Lift every line from the entries that includes the word "this".

- [EXCERPTED DATA]:
>> start

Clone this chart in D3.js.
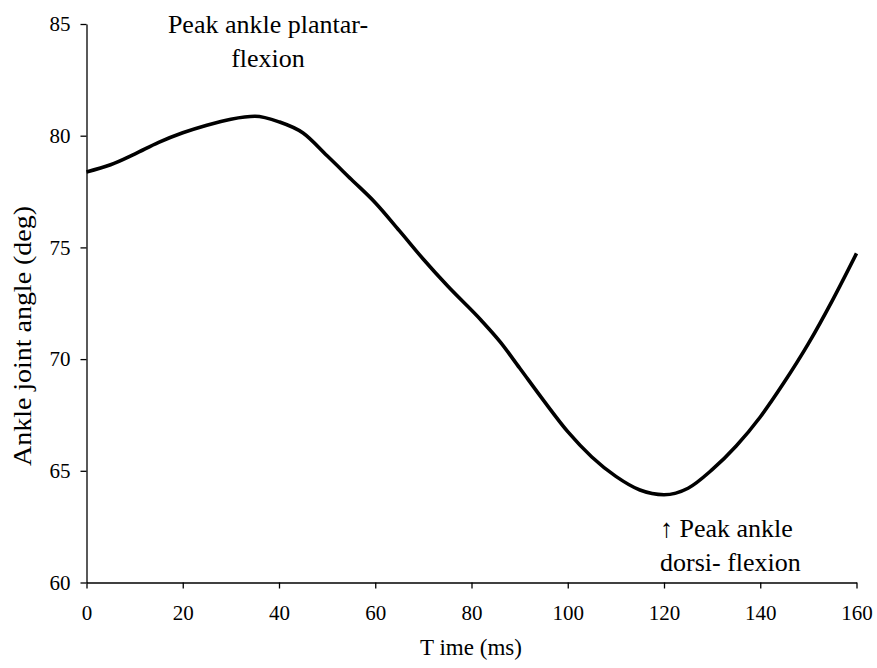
<!DOCTYPE html>
<html>
<head>
<meta charset="utf-8">
<script src="https://cdn.jsdelivr.net/npm/d3@7"></script>
<style>
  html, body { margin: 0; padding: 0; background: #fff; }
  svg { display: block; }
  svg text { font-family: "Liberation Serif", "DejaVu Serif", "Tinos", "Times New Roman", Times, serif; fill: #000; }
</style>
</head>
<body>
<svg id="chart" width="877" height="668"></svg>
<script>
// Ankle joint angle over time (ms)
const timeMs = [0, 5, 10, 15, 20, 25, 30, 35, 40, 45, 50, 55, 60, 65, 70, 75, 82, 86, 90,
                95, 100, 105, 110, 115, 120, 125, 130, 135, 140, 145, 150, 155, 160];
const angleDeg = [78.38, 78.70, 79.18, 79.70, 80.13, 80.47, 80.74, 80.87, 80.62, 80.12, 79.10, 78.05,
                  77.00, 75.75, 74.47, 73.28, 71.74, 70.76, 69.60, 68.14, 66.75, 65.62, 64.75,
                  64.14, 63.93, 64.22, 65.05, 66.11, 67.41, 68.97, 70.69, 72.63, 74.73];
const xTicks = [0, 20, 40, 60, 80, 100, 120, 140, 160];
const yTicks = [60, 65, 70, 75, 80, 85];

// Annotation lines: [text, x, baseline y, anchor]
const notePlantar = [["Peak ankle plantar-", 268, 33, "middle"], ["flexion", 268, 67, "middle"]];
const noteDorsi = [["\u2191 Peak ankle", 660, 537, "start"], ["dorsi- flexion", 660, 571, "start"]];

const FONT = '"Liberation Serif", "DejaVu Serif", "Tinos", "Times New Roman", Times, serif';
const svg = d3.select("#chart");

const x = d3.scaleLinear().domain([0, 160]).range([86.5, 856.5]);
const y = d3.scaleLinear().domain([60, 85]).range([582.5, 24]);

// Axes
const xAxis = d3.axisBottom(x).tickValues(xTicks).tickSize(6).tickSizeOuter(0).tickPadding(16.5);
const yAxis = d3.axisLeft(y).tickValues(yTicks).tickSize(6).tickSizeOuter(0).tickPadding(10);

const gx = svg.append("g").attr("transform", `translate(0,${y(60)})`).call(xAxis);
const gy = svg.append("g").attr("transform", `translate(${x(0)},0)`).call(yAxis);

[gx, gy].forEach(g => {
  g.attr("font-family", FONT).attr("font-size", 21);
  g.selectAll("path.domain").attr("stroke", "#000").attr("stroke-width", 1.3);
  g.selectAll(".tick line").attr("stroke", "#000").attr("stroke-width", 1.3);
  g.selectAll(".tick text")
    .attr("font-family", FONT)
    .style("font-family", FONT)
    .style("font-size", "21px")
    .attr("fill", "#000");
});

// Curve
const line = d3.line()
  .x((d, i) => x(timeMs[i]))
  .y(d => y(d))
  .curve(d3.curveMonotoneX);

svg.append("path")
  .datum(angleDeg)
  .attr("d", line)
  .attr("fill", "none")
  .attr("stroke", "#000")
  .attr("stroke-width", 3.6)
  .attr("stroke-linejoin", "round");

// Axis titles
svg.append("text")
  .attr("x", 471)
  .attr("y", 655)
  .attr("text-anchor", "middle")
  .style("font-family", FONT)
  .style("font-size", "23px")
  .text("T ime (ms)");

svg.append("text")
  .attr("transform", "translate(31,336) rotate(-90)")
  .attr("text-anchor", "middle")
  .attr("textLength", 260)
  .attr("lengthAdjust", "spacingAndGlyphs")
  .style("font-family", FONT)
  .style("font-size", "25px")
  .text("Ankle joint angle (deg)");

// Annotations
svg.selectAll("text.note")
  .data(notePlantar.concat(noteDorsi))
  .join("text")
  .attr("class", "note")
  .attr("x", d => d[1])
  .attr("y", d => d[2])
  .attr("text-anchor", d => d[3])
  .style("font-family", FONT)
  .style("font-size", "26px")
  .text(d => d[0]);
</script>
</body>
</html>
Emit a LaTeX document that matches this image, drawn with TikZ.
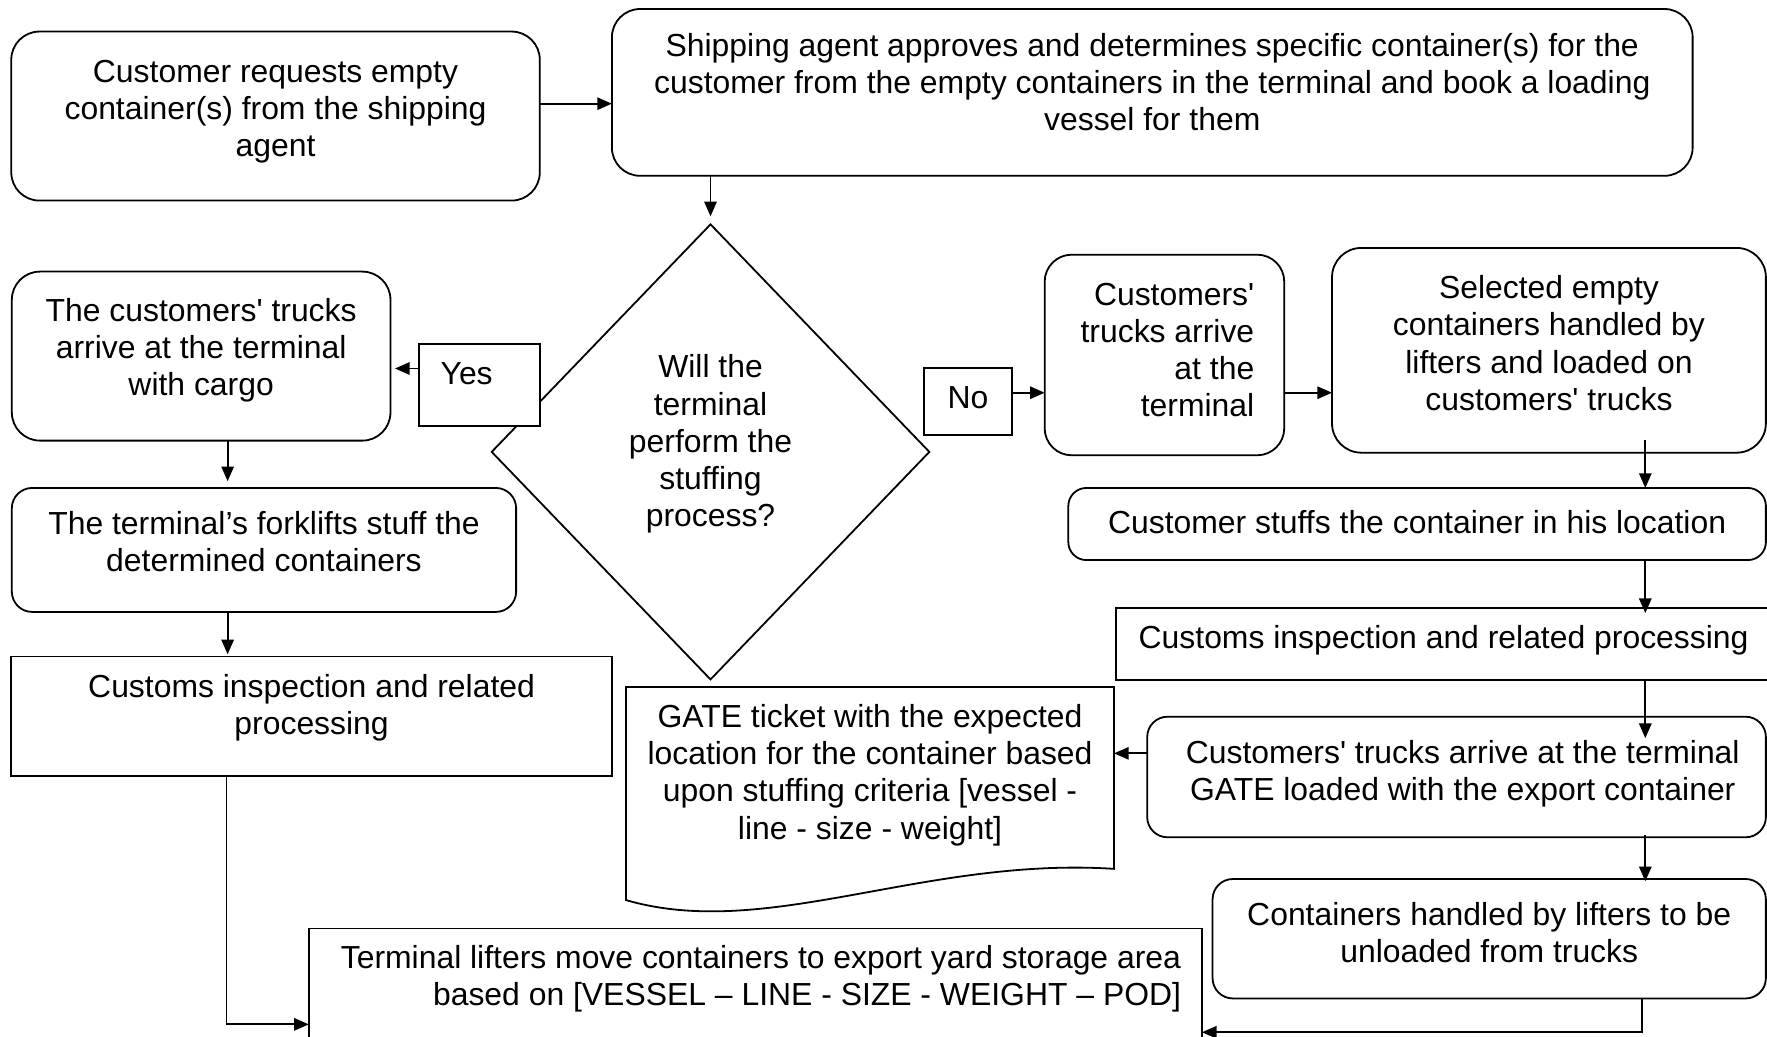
\documentclass[tikz,border=0pt]{standalone}
\usepackage{fontspec}
\setmainfont{Liberation Sans}[Ligatures=TeXOff]
\usetikzlibrary{arrows.meta,shapes.geometric,calc}
\newdimen\pu \pu=0.5pt
\newcommand\tb[5]{\parbox[c][#2\pu][t]{#1\pu}{#4\rule{0pt}{#3\pu}#5}}
\begin{document}
\begin{tikzpicture}[x=0.5pt,y=-0.5pt,
  every node/.style={font=\fontsize{14.15pt}{16.5pt}\selectfont},
  box/.style={draw, line width=0.8pt, fill=white, inner sep=0pt, outer sep=0pt},
  rbox/.style={box, rounded corners=#1},
  arr/.style={line width=0.8pt, -{Triangle[length=6.5pt,width=5.5pt]}}]
\useasboundingbox (0,0) rectangle (1568,920);
\clip (0,0) rectangle (1568,920);
% coordinates used by connectors
\coordinate (hx) at (1460,0);
\coordinate (lx) at (202,0);
% top row
\node[rbox=12.5pt] (A) at (244.5,103) {\tb{469}{150}{45}{\centering}{Customer requests empty\\container(s) from the shipping\\agent}};
\node[rbox=12.5pt] (B) at (1022.5,82) {\tb{959}{148}{42}{\centering}{Shipping agent approves and determines specific container(s) for the\\customer from the empty containers in the terminal and book a loading\\vessel for them}};
% decision
\node[draw, diamond, line width=0.8pt, minimum width=194.5pt, minimum height=202.25pt, inner sep=0pt] (Q) at (630.5,401) {\parbox{150\pu}{\centering Will the\\terminal\\perform the\\stuffing\\process?\par\vspace{7pt}}};
\node[box] (Y) at (425.5,341.5) {\tb{107}{73}{36}{\raggedright\hspace*{19\pu}}{Yes}};
\node[box] (N) at (859,356.3) {\tb{78}{59.3}{35.5}{\centering}{No}};
% left column
\node[rbox=12.5pt] (C) at (178.5,316) {\tb{336}{150}{44}{\centering}{The customers' trucks\\arrive at the terminal\\with cargo}};
\node[rbox=9pt] (D) at (234.25,488) {\tb{447.5}{110}{41}{\centering}{The terminal’s forklifts stuff the\\determined containers}};
\node[box] (E) at (276.5,635.6) {\tb{533}{106}{36}{\centering}{Customs inspection and related\\processing}};
\node[box] (F) at (670.3,882) {\tb{792.6}{116}{35}{\raggedleft\rightskip=18.6\pu\relax}{Terminal lifters move containers to export yard storage area\\based on [VESSEL – LINE - SIZE - WEIGHT – POD]}};
% right column
\node[rbox=12pt] (G) at (1033.3,315) {\tb{212.6}{178}{45}{\raggedleft\rightskip=26.6\pu\relax}{Customers'\\trucks arrive\\at the\\terminal}};
\node[rbox=13pt] (H) at (1374.5,310.85) {\tb{385}{181.7}{45}{\centering}{Selected empty\\containers handled by\\lifters and loaded on\\customers' trucks}};
\node[rbox=8pt] (I) at (1257.5,465) {\tb{619}{64}{40}{\centering}{Customer stuffs the container in his location}};
\node[box] (J) at (1281,571.5) {\tb{582}{63.8}{36}{\centering}{Customs inspection and related processing}};
\node[rbox=9pt] (K) at (1292.5,689.5) {\tb{549}{107}{41.5}{\centering\leftskip=11\pu plus 1fil\relax}{Customers' trucks arrive at the terminal\\GATE loaded with the export container}};
\node[rbox=9pt] (L) at (1321.5,833) {\tb{491}{106}{41}{\centering}{Containers handled by lifters to be\\unloaded from trucks}};
% gate ticket (document shape)
\node[inner sep=0pt, outer sep=0pt] (T) at (772.05,690.3) {\tb{433.1}{161.4}{36}{\centering}{GATE ticket with the expected\\location for the container based\\upon stuffing criteria [vessel -\\line - size - weight]}};
\draw[line width=0.8pt] (T.south east) .. controls (820,760) and (680,835) .. (555.5,798.7) -- (T.north west) -- (T.north east) -- cycle;
% connectors
\draw[arr] (A.east |- 0,92) -- (B.west |- 0,92);
\draw[arr, shorten >=3pt] (B.south -| Q.north) -- (Q.north);
\draw[arr, shorten >=2pt] (Y.west |- 0,327) -- (C.east |- 0,327);
\draw[arr, shorten >=3pt] (C.south -| lx) -- (D.north -| lx);
\draw[arr, shorten >=1pt] (D.south -| lx) -- (E.north -| lx);
\draw[arr] (E.south -| 201,0) |- (F.west |- 0,909);
\draw[arr] (N.east |- 0,348.5) -- (G.west |- 0,348.5);
\draw[arr] (G.east |- 0,348.5) -- (H.west |- 0,348.5);
\draw[arr] ([yshift=5.5pt]H.south -| hx) -- (I.north -| hx);
\draw[arr] (I.south -| hx) -- ([yshift=-2.2pt]J.north -| hx);
\draw[arr] (J.south -| hx) -- ([yshift=-9.5pt]K.north -| hx);
\draw[arr] (K.west |- 0,668.5) -- (T.east |- 0,668.5);
\draw[arr] ([yshift=1pt]K.south -| hx) -- ([yshift=-1pt]L.north -| hx);
\draw[arr] (L.south -| 1410,0) -| (1457,916) -- (F.east |- 0,916);
\end{tikzpicture}
\end{document}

>> end

- [TASK OUTPUT]:
Clone this chart in D3.js.
Emit a LaTeX document that matches this image, drawn with TikZ.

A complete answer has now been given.